>>The "Flip-Flop" game described by Stathis Papaioannou
>strikes me as a
>>version of the old Two-Envelope Paradox.
>>Assume an eccentric millionaire offers you your choice
>of either of two
>>sealed envelopes, A or B, both containing money. One
>>twice as much as the other. After you choose an
>envelope you will have the
>>option of trading it for the other envelope.

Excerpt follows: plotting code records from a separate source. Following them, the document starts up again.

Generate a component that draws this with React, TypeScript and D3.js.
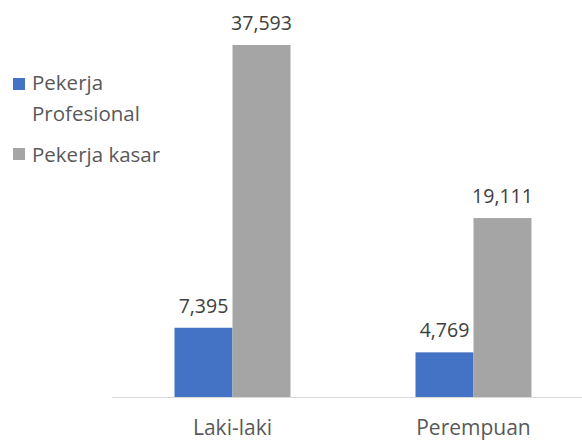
import React from 'react'
import * as d3 from 'd3'

const categories = ['Laki-laki', 'Perempuan']
const seriesNames = ['Pekerja Profesional', 'Pekerja kasar']
const profesional = [7395, 4769]
const kasar = [37593, 19111]
const colors = ['#4472c4', '#a5a5a5']

const W = 582
const H = 443

const App = () => {
    const baseline = 397
    const font = '"Open Sans", sans-serif'
    const textColor = '#595959'

    const x = d3.scaleBand().domain(categories).range([112, 594]).padding(0)
    const inner = d3.scaleBand().domain(seriesNames).range([0, 116]).padding(0)
    const y = d3.scaleLinear().domain([0, 37593]).range([baseline, 45])

    const series = [profesional, kasar]
    const fmt = d3.format(',')

    const bars = categories.map((c, ci) => {
        const gx = x(c) + (x.bandwidth() - 116) / 2
        return (
            <g key={c}>
                {seriesNames.map((s, si) => {
                    const v = series[si][ci]
                    const bx = gx + inner(s)
                    return (
                        <g key={s}>
                            <rect x={bx} y={y(v)} width={inner.bandwidth()} height={baseline - y(v)} fill={colors[si]} />
                            <text x={bx + inner.bandwidth() / 2} y={y(v) - 15} textAnchor="middle" fontSize={19.5} fill="#404040" fontFamily={font}>{fmt(v)}</text>
                        </g>
                    )
                })}
                <text x={x(c) + x.bandwidth() / 2} y={435} textAnchor="middle" fontSize={21} fill={textColor} fontFamily={font}>{c}</text>
            </g>
        )
    })

    return (
        <svg width={W} height={H} style={{ position: 'absolute', left: 0, top: 0 }}>
            <rect width={W} height={H} fill="#fff" />
            <line x1={112} x2={W} y1={baseline + 0.5} y2={baseline + 0.5} stroke="#d9d9d9" strokeWidth={1} />
            {bars}
            <g fontFamily={font} fontSize={20.5} fill={textColor}>
                <rect x={13} y={78} width={12} height={12} fill={colors[0]} />
                <text x={32} y={90}>Pekerja</text>
                <text x={32} y={121}>Profesional</text>
                <rect x={13} y={148} width={12} height={12} fill={colors[1]} />
                <text x={32} y={162}>Pekerja kasar</text>
            </g>
        </svg>
    )
}

export default App
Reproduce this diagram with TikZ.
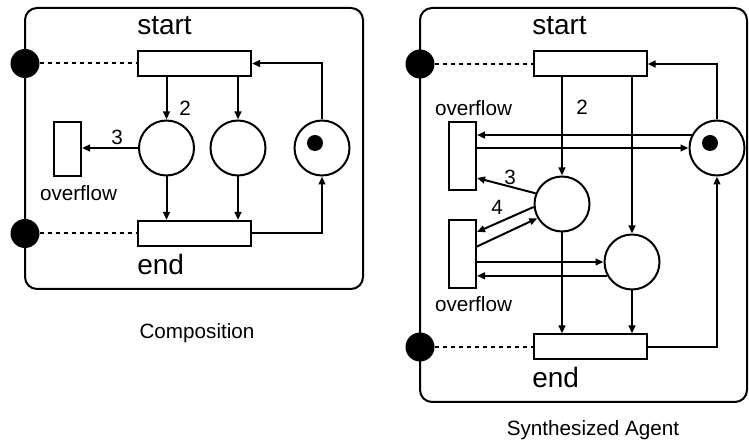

>>Suppose you pick envelope A. You open it and see that
>it contains $100.
>>Now you have to decide if you will keep the $100, or
>will you trade it for
>>whatever is in envelope B?
>>You might reason as follows: since one envelope has
>twice what the other
>>has, envelope B either has 200 dollars or 50 dollars, with equal
>>probability. If you switch, you stand to either win
>$100 or to lose $50.
>>Since you stand to win more than you stand to lose, you
>>But just before you tell the eccentric millionaire that
>you would like to
>>switch, another thought might occur to you. If you had
>picked envelope B,
>>you would have come to exactly the same conclusion. So
>if the above
>>argument is valid, you should switch no matter which
>envelope you choose.
>>Therefore the argument for always switching is NOT
>valid - but I am unable,
>>at the moment, to tell you why!
Of course in the real world you have some idea about how much
money is in play so if you see a very large amount you infer it's
probably the larger amount. But even without this assumption of
realism it's an interesting problem and taken as stated there's
still no paradox. I saw this problem several years ago and here's
my solution. It takes the problem as stated, but I do make one
small additional restrictive assumption:
Let: s = envelope with smaller amount is selected.
l = envelope with larger amount is selected.
m = the amount in the selected envelope.
Since any valid resolution of the paradox would have to work for
ratios of money other than two, also define:
r = the ratio of the larger amount to the smaller.
Now here comes the restrictive assumption, which can be thought of
as a restrictive rule about how the amounts are chosen which I
hope to generalize away later. Expressed as a rule, it is this:
The person putting in the money selects, at random (not
necessarily uniformly), the smaller amount from a range (x1, x2)
such that x2 < r*x1. In other words, the range of possible
amounts is such that the larger and smaller amount do not overlap.
Then, for any interval of the range (x,x+dx) for the smaller
amount with probability p, there is a corresponding interval (r*x,
r*x+r*dx) with probability p for the larger amount. Since the
latter interval is longer by a factor of r
P(l|m)/P(s|m) = r ,
In other words, no matter what m is, it is r-times more likely to
fall in a large-amount interval than in a small-amount interval.
But since l and s are the only possibilities (and here's where I
need the non-overlap),
P(1|m) + P(s|m) = 1
P(s|m) = 1/(1+r) and P(1|m) = r/(1+r) .
Then the rest is straightforward algebra. The expected values are:
E(don't switch) = m
E(switch) = P(s|m)rm + P(l|m)m/r
= [1/(1+r)]rm + [r/(1+r)]m/r
and no paradox.